Oprócz biografii Edwarda, mocny argument stanowi wyjątkowa pensja, jaką otrzymywał od królowej Elżbiety. W przeliczeniu na współczesne czasy byłoby to 100 000 dolarów, brak natomiast jakiegokolwiek oficjalnego obowiązku, nałożonego na Edwarda. Można więc wysnuć wniosek, że królowa płaciła mu w zamian za sztuki, z których zasłynęła Anglia.
Dlaczego Edward de Vere ukrywał swoją tożsamość? Jest kila wyjaśnień. Szlachta nie mogła pisać sztuk dla zawodowego teatru, a już zwłaszcza osoba związana z dworem królewskim. Niektóre postacie były inspirowane realnymi osobami, stanowiły ich parodię – pisząc pod pseudonimem de Vere unikał problemów. Problemów mogłyby przysporzyć mu również sonety miłosne adresowane do mężczyzn. Dlatego też korzystanie z pseudonimu było dla Edwarda de Vere wygodne, być może był również zobowiązany tajemnicą z królową. Obrzucenie autorstwem Shakspere’a okazało się wyjątkowo proste – wydanie dzieł nastąpiło 7 lat po śmierci kupca ze Stanfordu, więc nie mógł w jakikolwiek sposób zaprotestować.
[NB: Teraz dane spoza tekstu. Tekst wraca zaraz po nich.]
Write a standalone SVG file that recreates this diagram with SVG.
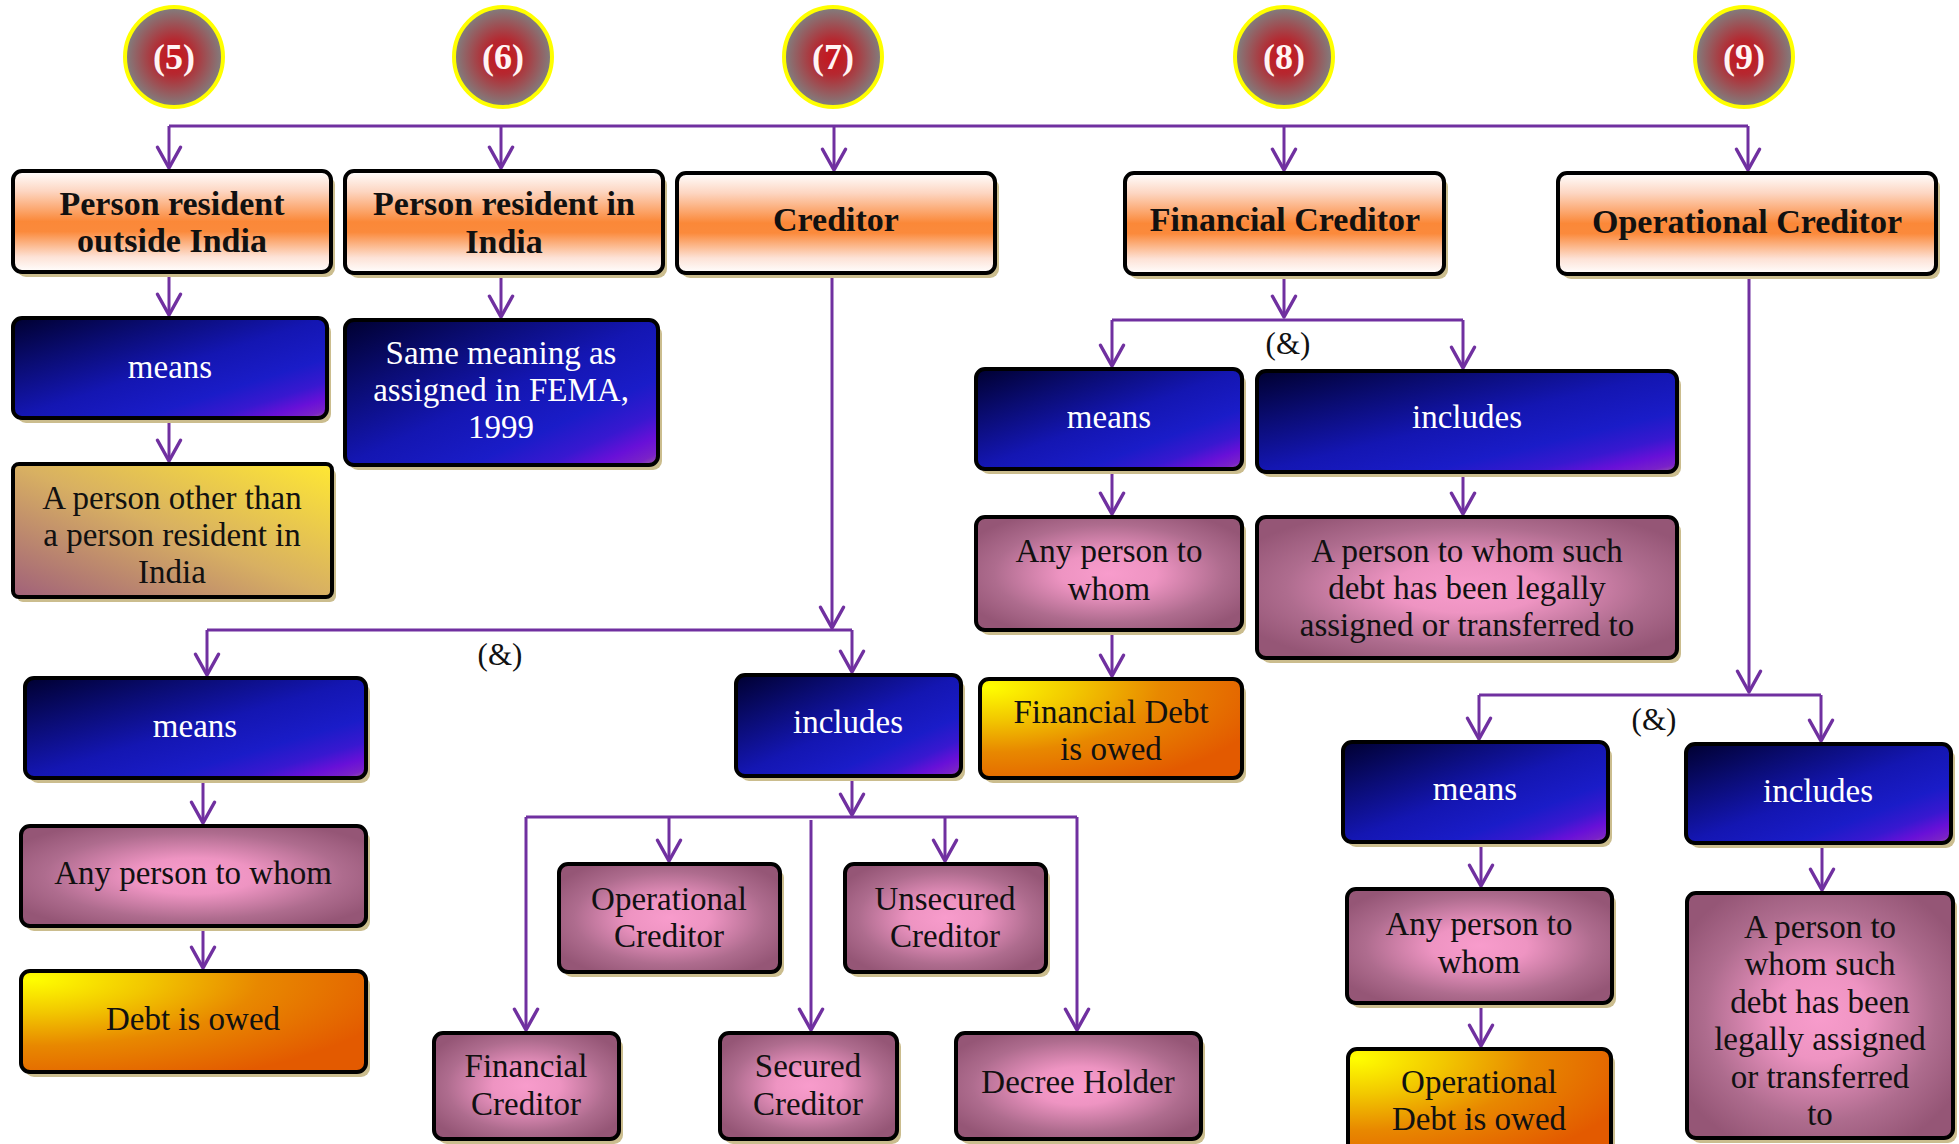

Od ukazania się dzieł Szekspira minęło czterysta lat. Mamy niewielkie szanse, aby odkryć prawdziwą tożsamość autora. Czy jest jednak to aż tak ważne? Dzieła Szekspira odegrały wyjątkową rolę w sztuce i kulturze bez względu na to czy napisał je biedny kupiec, wybitny filozof czy angielski dworzanin. I chociaż zmiana autora rzuciłabym nowe światło na interpretacje, to załamały również czterystuletnią tradycję. Zastanówmy się jednak, co jest ważniejsze: tradycja czy dążenie do prawdy?